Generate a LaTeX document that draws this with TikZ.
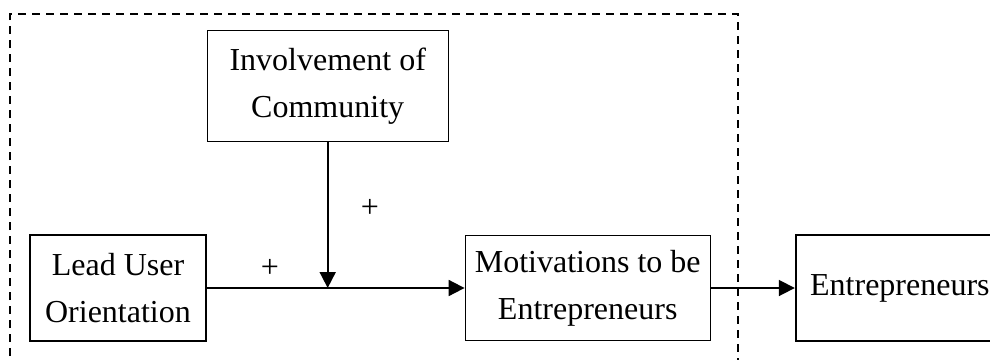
\documentclass[tikz,border=0pt]{standalone}
\usepackage{fontspec}
\setmainfont{Liberation Serif}
\usetikzlibrary{arrows.meta,positioning}
\tikzset{block/.style={
    rectangle,draw=black,line width=0.6pt,
    align=center,inner sep=2pt,
    font=\fontsize{16}{23.5}\selectfont}}
\tikzset{link/.style={line width=0.9pt,-{Triangle[length=8pt,width=8pt]}}}
\tikzset{sign/.style={font=\fontsize{16}{16}\selectfont,inner sep=0pt}}

\begin{document}
\begin{tikzpicture}[x=0.5pt,y=-0.5pt]
  \useasboundingbox (0,0) rectangle (990,360);

  \node (lead) [block,minimum width=88pt,minimum height=53pt] at (118,288) {Lead User\\Orientation};
  \node (inv)  [block,minimum width=120.5pt,minimum height=55.5pt,above right=46pt and 0pt of lead] {Involvement of\\Community};
  \node (mot)  [block,minimum width=122.5pt,minimum height=52.5pt,right=129pt of lead] {Motivations to be\\Entrepreneurs};
  \node (ent)  [block,line width=1.1pt,minimum width=104pt,minimum height=53pt,right=42pt of mot] {Entrepreneurs};

  \coordinate (join) at (inv.south |- lead.east);
  \node (plusa) [sign] at (370,208) {+};
  \node (plusb) [sign] at (270,268) {+};

  % scope of the study
  \draw [dashed,dash pattern=on 4pt off 3pt,line width=0.7pt] (10,356) -- (10,14) -- (738,14) -- (738,360);

  \draw [link] (inv.south) -- (join);
  \draw [link] (lead.east) -- (mot.west);
  \draw [link] (mot.east) -- (ent.west);

\end{tikzpicture}
\end{document}
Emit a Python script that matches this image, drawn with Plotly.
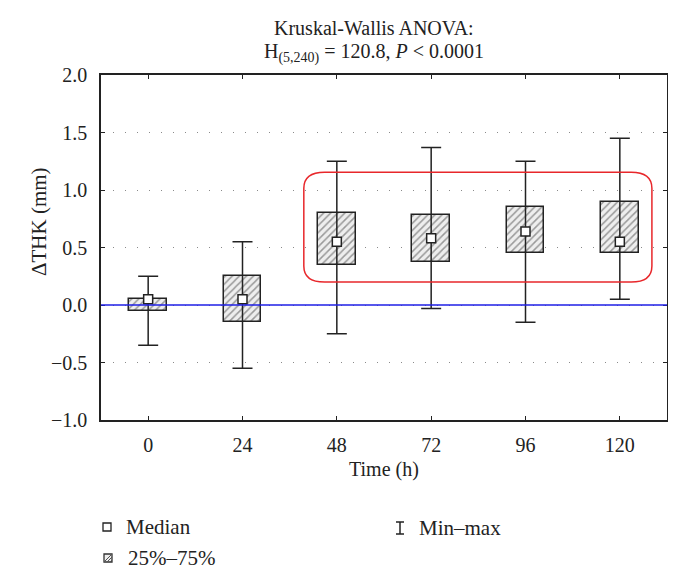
import plotly.graph_objects as go

# ---- data ----
time_labels = ["0", "24", "48", "72", "96", "120"]
medians = [0.05, 0.05, 0.55, 0.58, 0.64, 0.55]
q1 = [-0.05, -0.15, 0.35, 0.37, 0.45, 0.45]
q3 = [0.05, 0.25, 0.80, 0.78, 0.85, 0.90]
mins = [-0.35, -0.55, -0.25, -0.03, -0.15, 0.05]
maxs = [0.25, 0.55, 1.25, 1.37, 1.25, 1.45]
y_ticks = [-1.0, -0.5, 0.0, 0.5, 1.0, 1.5, 2.0]

xs = list(range(len(time_labels)))
FONT = "Liberation Serif"
INK = "#222222"

fig = go.Figure()

fig.add_trace(go.Bar(
    x=xs, y=[b - a for a, b in zip(q1, q3)], base=q1, width=0.4,
    marker=dict(color="#eeeeee",
                pattern=dict(shape="/", fgcolor="#444444", bgcolor="#eeeeee", size=5, solidity=0.3),
                line=dict(color=INK, width=1.5)),
    showlegend=False, hoverinfo="skip"))

fig.add_trace(go.Scatter(
    x=xs, y=medians, mode="markers",
    marker=dict(symbol="square", size=9, color="white", line=dict(color=INK, width=1.5)),
    error_y=dict(type="data", symmetric=False,
                 array=[mx - m for mx, m in zip(maxs, medians)],
                 arrayminus=[m - mn for m, mn in zip(medians, mins)],
                 color=INK, thickness=1.5, width=10),
    showlegend=False, hoverinfo="skip"))

# plot geometry (pixels) for paper-coordinate helpers
L, R, T, B = 93, 659, 67, 412
W, H = R - L, B - T
def px(x): return (x - L) / W
def py(y): return (B - y) / H

shapes = []
# blue zero line
shapes.append(dict(type="line", xref="paper", yref="y", x0=0, x1=1, y0=0, y1=0,
                   line=dict(color="#1f1fe6", width=1.5), layer="above"))
# red rounded outline around 48-120 h
x0, x1, y0, y1 = 1.65, 5.34, 0.20, 1.155
rx, ry = 0.22, 0.14
path = (f"M {x0+rx},{y1} L {x1-rx},{y1} Q {x1},{y1} {x1},{y1-ry} L {x1},{y0+ry} "
        f"Q {x1},{y0} {x1-rx},{y0} L {x0+rx},{y0} Q {x0},{y0} {x0},{y0+ry} "
        f"L {x0},{y1-ry} Q {x0},{y1} {x0+rx},{y1} Z")
shapes.append(dict(type="path", xref="x", yref="y", path=path,
                   line=dict(color="#e8272b", width=1.5), layer="above"))

# legend: median square
shapes.append(dict(type="rect", xref="paper", yref="paper",
                   x0=px(95), x1=px(103), y0=py(523), y1=py(515),
                   line=dict(color=INK, width=1.3), fillcolor="white"))
# legend: hatched square
shapes.append(dict(type="rect", xref="paper", yref="paper",
                   x0=px(96), x1=px(104), y0=py(554), y1=py(546),
                   line=dict(color="#333333", width=1.3), fillcolor="#eeeeee"))
for a in (0, 3, 6):
    shapes.append(dict(type="line", xref="paper", yref="paper",
                       x0=px(96 + a), y0=py(554), x1=px(min(104, 96 + a + 8)), y1=py(554 - min(8, 8 - a)),
                       line=dict(color="#555555", width=1)))
# legend: min-max symbol
shapes.append(dict(type="line", xref="paper", yref="paper", x0=px(392), x1=px(392),
                   y0=py(526), y1=py(514), line=dict(color=INK, width=1.5)))
for yy in (514, 526):
    shapes.append(dict(type="line", xref="paper", yref="paper", x0=px(388), x1=px(396),
                       y0=py(yy), y1=py(yy), line=dict(color=INK, width=1.5)))

annotations = [
    dict(text="Kruskal-Wallis ANOVA:", xref="paper", yref="paper", x=px(366), y=py(20),
         showarrow=False, font=dict(family=FONT, size=20, color=INK), xanchor="center", yanchor="middle"),
    dict(text="H<sub>(5,240)</sub> = 120.8, <i>P</i> &lt; 0.0001", xref="paper", yref="paper",
         x=px(366), y=py(45), showarrow=False, font=dict(family=FONT, size=20, color=INK),
         xanchor="center", yanchor="middle"),
    dict(text="ΔTHK (mm)", xref="paper", yref="paper", x=px(31), y=py(214), textangle=-90,
         showarrow=False, font=dict(family=FONT, size=21, color=INK), xanchor="center", yanchor="middle"),
    dict(text="Time (h)", xref="paper", yref="paper", x=0.5, y=py(461),
         showarrow=False, font=dict(family=FONT, size=20, color=INK), xanchor="center", yanchor="middle"),
    dict(text="Median", xref="paper", yref="paper", x=px(116), y=py(519),
         showarrow=False, font=dict(family=FONT, size=21, color=INK), xanchor="left", yanchor="middle"),
    dict(text="25%–75%", xref="paper", yref="paper", x=px(118), y=py(550),
         showarrow=False, font=dict(family=FONT, size=21, color=INK), xanchor="left", yanchor="middle"),
    dict(text="Min–max", xref="paper", yref="paper", x=px(409), y=py(520),
         showarrow=False, font=dict(family=FONT, size=21, color=INK), xanchor="left", yanchor="middle"),
]

fig.update_layout(
    width=676, height=569,
    margin=dict(l=L, r=676 - R, t=T, b=569 - B),
    paper_bgcolor="white", plot_bgcolor="white",
    font=dict(family=FONT, size=20, color=INK),
    shapes=shapes, annotations=annotations, showlegend=False,
    bargap=0,
)
fig.update_xaxes(range=[-0.5, 5.5], tickmode="array", tickvals=xs, ticktext=time_labels,
                 showline=True, linecolor=INK, linewidth=1.5, mirror="ticks",
                 ticks="inside", ticklen=4, tickcolor=INK, showgrid=False, zeroline=False,
                 ticklabelstandoff=6,
                 tickfont=dict(family=FONT, size=20, color=INK))
fig.update_yaxes(range=[-1.0, 2.0], tickmode="array", tickvals=y_ticks, tickformat=".1f",
                 showline=True, linecolor=INK, linewidth=1.5, mirror="ticks",
                 ticks="inside", ticklen=4, tickcolor=INK,
                 showgrid=True, gridcolor="#8a8a8a", gridwidth=1.3, griddash="1px,11px",
                 zeroline=False, ticklabelstandoff=8,
                 tickfont=dict(family=FONT, size=20, color=INK))

fig.write_html("out.html")
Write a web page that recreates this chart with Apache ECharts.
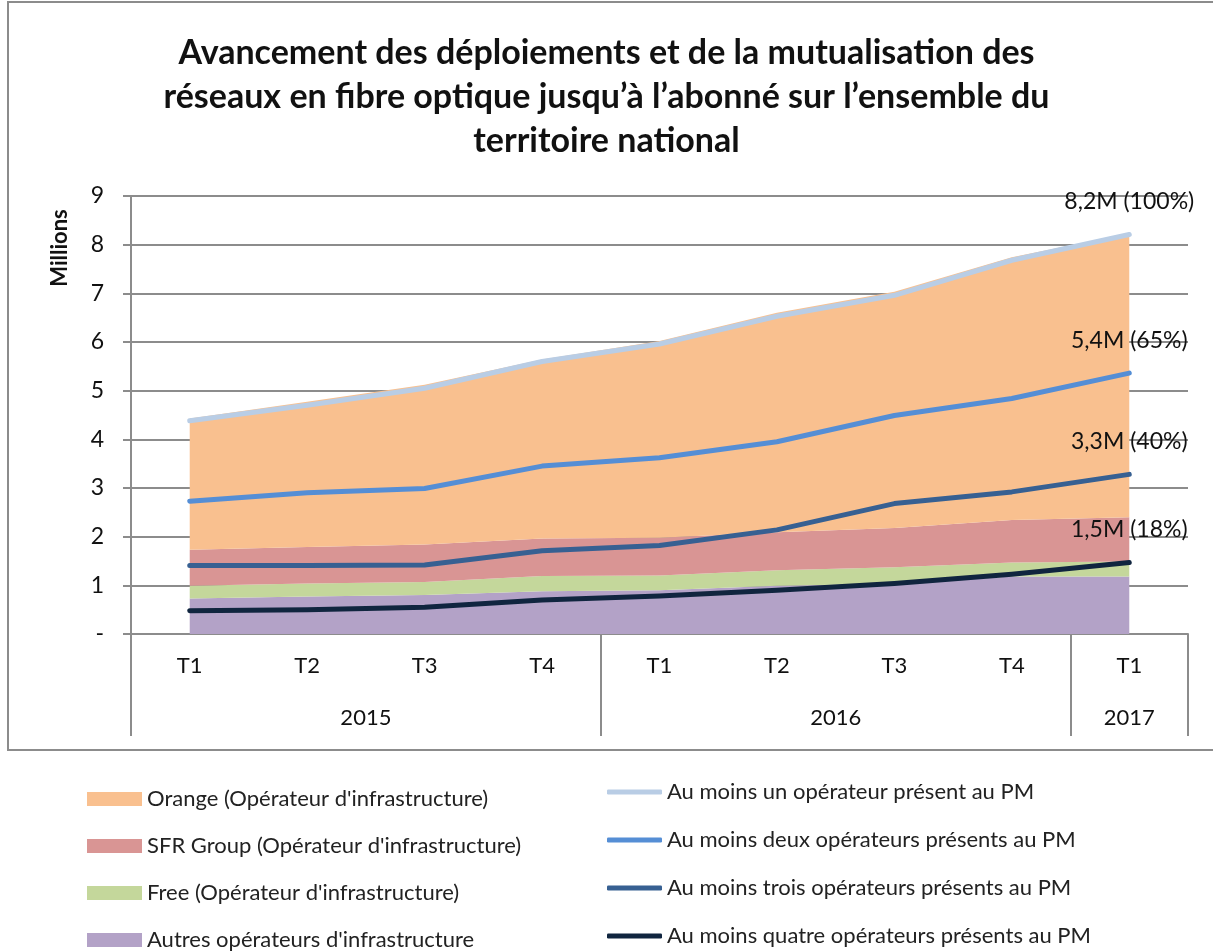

• _INSTRUCTION_
Exactly as they appear, write out the lines from the one containing "Emit a Python" down to the one containing "fig = go.Figure()", both included. Pictures are left out.

• _OUTPUT FOR THIS EXERCISE_
Emit a Python script that matches this image, drawn with Plotly.
import plotly.graph_objects as go

# ---- data ----
time_labels = ["0", "24", "48", "72", "96", "120"]
medians = [0.05, 0.05, 0.55, 0.58, 0.64, 0.55]
q1 = [-0.05, -0.15, 0.35, 0.37, 0.45, 0.45]
q3 = [0.05, 0.25, 0.80, 0.78, 0.85, 0.90]
mins = [-0.35, -0.55, -0.25, -0.03, -0.15, 0.05]
maxs = [0.25, 0.55, 1.25, 1.37, 1.25, 1.45]
y_ticks = [-1.0, -0.5, 0.0, 0.5, 1.0, 1.5, 2.0]

xs = list(range(len(time_labels)))
FONT = "Liberation Serif"
INK = "#222222"

fig = go.Figure()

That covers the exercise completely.